Without including the pictures, copy out every line below.

Charts and diagrams as code

──────────────────────────────

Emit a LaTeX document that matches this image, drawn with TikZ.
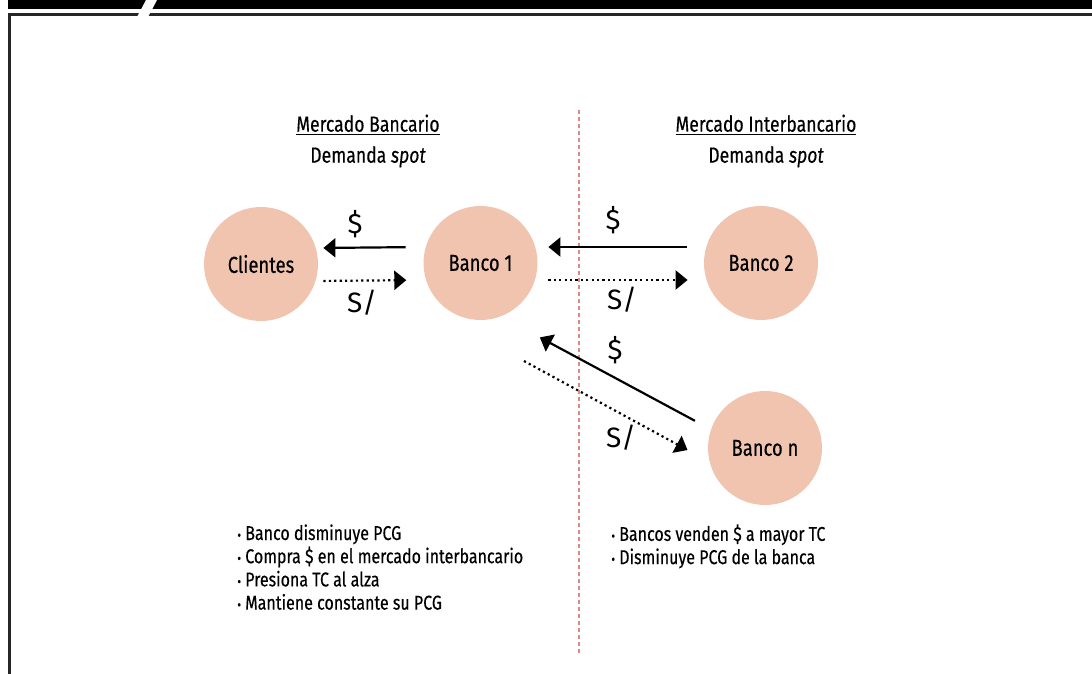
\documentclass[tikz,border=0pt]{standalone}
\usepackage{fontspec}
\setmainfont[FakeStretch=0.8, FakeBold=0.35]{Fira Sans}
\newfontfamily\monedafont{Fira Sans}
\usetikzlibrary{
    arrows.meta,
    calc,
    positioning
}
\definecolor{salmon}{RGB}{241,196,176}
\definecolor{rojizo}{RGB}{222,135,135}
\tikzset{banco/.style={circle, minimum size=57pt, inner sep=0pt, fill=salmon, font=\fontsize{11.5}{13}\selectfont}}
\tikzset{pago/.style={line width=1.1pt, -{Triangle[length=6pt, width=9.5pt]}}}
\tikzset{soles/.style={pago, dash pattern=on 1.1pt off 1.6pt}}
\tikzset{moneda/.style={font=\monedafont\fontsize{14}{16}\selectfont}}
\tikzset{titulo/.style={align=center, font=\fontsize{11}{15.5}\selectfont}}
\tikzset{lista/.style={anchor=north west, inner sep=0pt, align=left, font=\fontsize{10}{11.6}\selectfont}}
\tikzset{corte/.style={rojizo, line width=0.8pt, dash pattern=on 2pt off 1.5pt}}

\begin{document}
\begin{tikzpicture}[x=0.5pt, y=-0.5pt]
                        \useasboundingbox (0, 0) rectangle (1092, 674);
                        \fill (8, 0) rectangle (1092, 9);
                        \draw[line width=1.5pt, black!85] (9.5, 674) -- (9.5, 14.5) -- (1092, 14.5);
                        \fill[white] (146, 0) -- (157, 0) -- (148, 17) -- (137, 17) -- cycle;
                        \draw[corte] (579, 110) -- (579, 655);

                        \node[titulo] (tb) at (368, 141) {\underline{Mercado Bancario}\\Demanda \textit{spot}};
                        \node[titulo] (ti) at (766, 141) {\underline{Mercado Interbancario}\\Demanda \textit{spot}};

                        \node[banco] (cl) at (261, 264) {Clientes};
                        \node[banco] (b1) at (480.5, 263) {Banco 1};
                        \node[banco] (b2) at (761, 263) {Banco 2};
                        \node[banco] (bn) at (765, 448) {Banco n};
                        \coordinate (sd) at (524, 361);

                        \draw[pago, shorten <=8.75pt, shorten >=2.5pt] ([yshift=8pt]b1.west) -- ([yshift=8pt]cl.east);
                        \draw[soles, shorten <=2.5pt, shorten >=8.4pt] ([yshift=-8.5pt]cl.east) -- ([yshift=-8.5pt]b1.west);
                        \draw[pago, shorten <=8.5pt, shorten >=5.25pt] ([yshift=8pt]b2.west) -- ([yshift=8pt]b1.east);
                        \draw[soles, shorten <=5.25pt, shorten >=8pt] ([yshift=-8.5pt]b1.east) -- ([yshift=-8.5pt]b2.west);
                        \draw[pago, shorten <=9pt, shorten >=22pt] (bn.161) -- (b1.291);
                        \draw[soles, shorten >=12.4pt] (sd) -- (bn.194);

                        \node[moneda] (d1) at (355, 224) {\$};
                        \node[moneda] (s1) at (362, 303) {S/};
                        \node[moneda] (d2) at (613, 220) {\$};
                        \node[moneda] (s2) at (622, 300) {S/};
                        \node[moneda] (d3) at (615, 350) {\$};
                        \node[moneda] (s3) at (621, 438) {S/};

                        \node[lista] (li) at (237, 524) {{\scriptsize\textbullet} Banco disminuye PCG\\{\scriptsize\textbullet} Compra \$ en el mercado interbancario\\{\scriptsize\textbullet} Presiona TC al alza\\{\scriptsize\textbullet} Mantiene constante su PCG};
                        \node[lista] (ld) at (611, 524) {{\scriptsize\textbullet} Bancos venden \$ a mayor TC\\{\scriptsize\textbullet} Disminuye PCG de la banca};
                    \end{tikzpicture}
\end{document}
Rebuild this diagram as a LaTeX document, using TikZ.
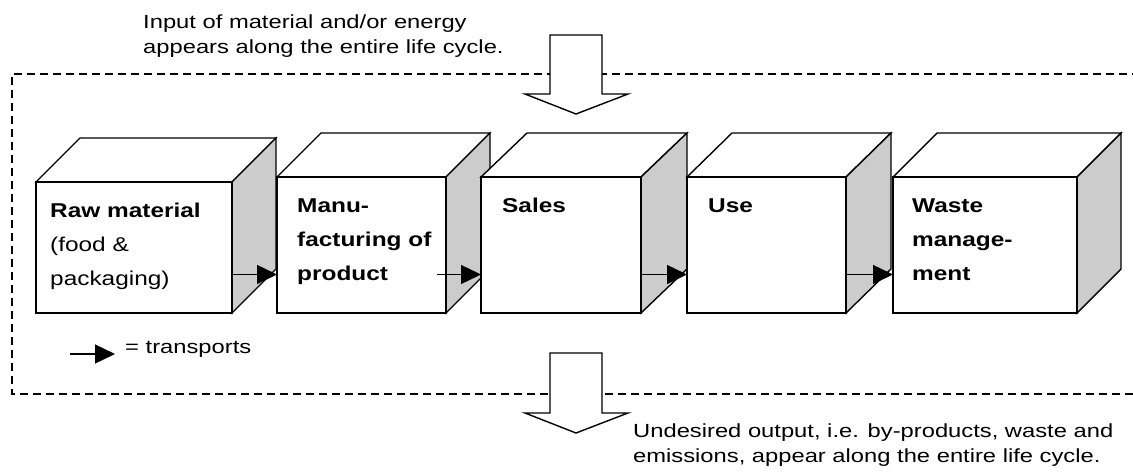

──────────────────────────────

** The answer **
Emit a LaTeX document that matches this image, drawn with TikZ.
\documentclass[tikz,border=0pt]{standalone}
\usepackage{fontspec}
\setmainfont[FakeStretch=0.8, FakeBold=0.35]{Fira Sans}
\newfontfamily\monedafont{Fira Sans}
\usetikzlibrary{
    arrows.meta,
    calc,
    positioning
}
\definecolor{salmon}{RGB}{241,196,176}
\definecolor{rojizo}{RGB}{222,135,135}
\tikzset{banco/.style={circle, minimum size=57pt, inner sep=0pt, fill=salmon, font=\fontsize{11.5}{13}\selectfont}}
\tikzset{pago/.style={line width=1.1pt, -{Triangle[length=6pt, width=9.5pt]}}}
\tikzset{soles/.style={pago, dash pattern=on 1.1pt off 1.6pt}}
\tikzset{moneda/.style={font=\monedafont\fontsize{14}{16}\selectfont}}
\tikzset{titulo/.style={align=center, font=\fontsize{11}{15.5}\selectfont}}
\tikzset{lista/.style={anchor=north west, inner sep=0pt, align=left, font=\fontsize{10}{11.6}\selectfont}}
\tikzset{corte/.style={rojizo, line width=0.8pt, dash pattern=on 2pt off 1.5pt}}

\begin{document}
\begin{tikzpicture}[x=0.5pt, y=-0.5pt]
                        \useasboundingbox (0, 0) rectangle (1092, 674);
                        \fill (8, 0) rectangle (1092, 9);
                        \draw[line width=1.5pt, black!85] (9.5, 674) -- (9.5, 14.5) -- (1092, 14.5);
                        \fill[white] (146, 0) -- (157, 0) -- (148, 17) -- (137, 17) -- cycle;
                        \draw[corte] (579, 110) -- (579, 655);

                        \node[titulo] (tb) at (368, 141) {\underline{Mercado Bancario}\\Demanda \textit{spot}};
                        \node[titulo] (ti) at (766, 141) {\underline{Mercado Interbancario}\\Demanda \textit{spot}};

                        \node[banco] (cl) at (261, 264) {Clientes};
                        \node[banco] (b1) at (480.5, 263) {Banco 1};
                        \node[banco] (b2) at (761, 263) {Banco 2};
                        \node[banco] (bn) at (765, 448) {Banco n};
                        \coordinate (sd) at (524, 361);

                        \draw[pago, shorten <=8.75pt, shorten >=2.5pt] ([yshift=8pt]b1.west) -- ([yshift=8pt]cl.east);
                        \draw[soles, shorten <=2.5pt, shorten >=8.4pt] ([yshift=-8.5pt]cl.east) -- ([yshift=-8.5pt]b1.west);
                        \draw[pago, shorten <=8.5pt, shorten >=5.25pt] ([yshift=8pt]b2.west) -- ([yshift=8pt]b1.east);
                        \draw[soles, shorten <=5.25pt, shorten >=8pt] ([yshift=-8.5pt]b1.east) -- ([yshift=-8.5pt]b2.west);
                        \draw[pago, shorten <=9pt, shorten >=22pt] (bn.161) -- (b1.291);
                        \draw[soles, shorten >=12.4pt] (sd) -- (bn.194);

                        \node[moneda] (d1) at (355, 224) {\$};
                        \node[moneda] (s1) at (362, 303) {S/};
                        \node[moneda] (d2) at (613, 220) {\$};
                        \node[moneda] (s2) at (622, 300) {S/};
                        \node[moneda] (d3) at (615, 350) {\$};
                        \node[moneda] (s3) at (621, 438) {S/};

                        \node[lista] (li) at (237, 524) {{\scriptsize\textbullet} Banco disminuye PCG\\{\scriptsize\textbullet} Compra \$ en el mercado interbancario\\{\scriptsize\textbullet} Presiona TC al alza\\{\scriptsize\textbullet} Mantiene constante su PCG};
                        \node[lista] (ld) at (611, 524) {{\scriptsize\textbullet} Bancos venden \$ a mayor TC\\{\scriptsize\textbullet} Disminuye PCG de la banca};
                    \end{tikzpicture}
\end{document}
Rebuild this diagram as a LaTeX document, using TikZ.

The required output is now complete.